On November 6, 2016, Gosselaar voiced an animated version of Zack in the Family Guy episode "Chris Has Got a Date, Date, Date, Date, Date", parodying the scene in "Jessie's Song," where Jessie takes prescription drugs to stay awake for a performance.

==Critical reception==
Despite his iconic status, Zack has been proven to be a negative and unpleasant character. Some critics have observed that Zack regularly displays traits of sociopathy. Comic Book Resources lists off ten of his worst antics, with number one taking place in the episode "Jessie's Song," where Cassidy Stephenson writer noted, "Zack ignores Slater until he finds Jessie passed out and confused on her bed. Ignoring a friend's safety makes Zack a horrible person," in regards of him ignoring Jessie's addiction to Caffeine pills at first. Similarly, Reid McCarter of The A.V. Club noted some instances of Zack being immoral, citing the time he fakes A.C. Slater having a terminal illness, and when he tried to sell calendars of underaged Kelly, Jessie, and Lisa in swimsuits.
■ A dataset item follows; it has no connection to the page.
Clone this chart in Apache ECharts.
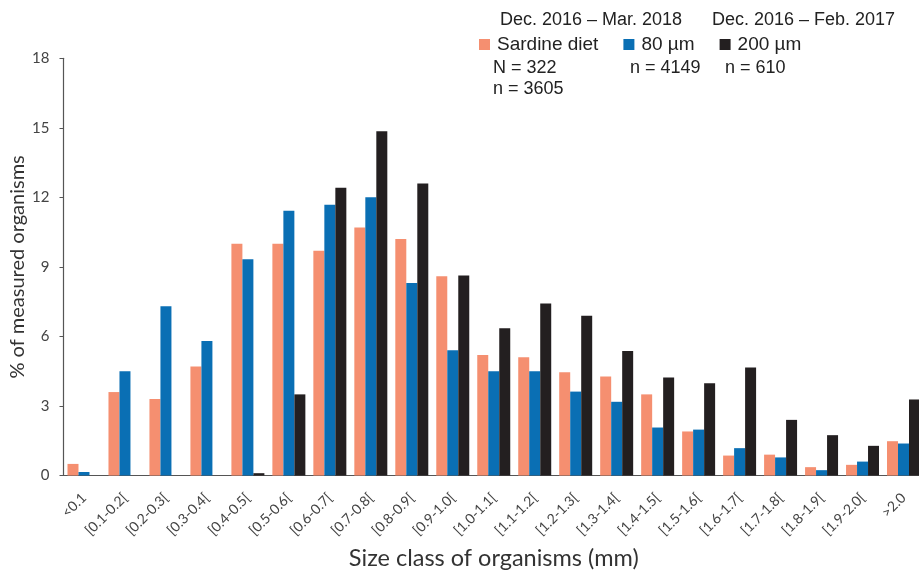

However, Tim Gerstenberger from TV Overmind praised some of his schemes, such as the aforementioned calendar of his female classmates in swimsuits. He was also named as the third-best character in the show by Ciara Knight at Her.ie, with his mobile phone jokingly being named as the number one best character. Knight stated "He was the charming protagonist that invited you into his charmed life, complete with high school drama and comically bad background actors during freeze frames. He made breaking the fourth wall cool and Frank Underwood sure as shit knows it." In a similar list, Zack was also named as the third-best character by Aya Tsintziras from Screen Rant, whom reasoned "Zack is one of the show's better characters since he has a friendly, social, and cheeky personality and that makes his scenes fun to watch." In another article by Screen Rant, Amanda Bruce listed nine instances where Zack was actually a good friend, with Zack not letting Jessie sing due to her addiction in the aforementioned "Jessie's Song" being number one.

Starting in October 2017, the character of Zack Morris has been the subject of a popular multi-season tongue-in-cheek critique by the Funny Or Die web series entitled Zack Morris is Trash. The series is freely available on YouTube.

As of 2022, Gosselaar has grown disdain for the Zack Morris character. Gosselaar stated "I hate [watching myself]," and compared his character to the characters from the 2020 series, saying "God, they're so much more fucking talented than I ever was back then, like why did my career go the way it did from that?" Additionally, Gosselaar dislikes the episode "Running Zack," due to its insensitive nature; Gosselaar stated, "I cringed seeing myself portraying a white dude being Zack Morris, who is like the all-American, blonde-haired white dude in an Indian Native American headdress."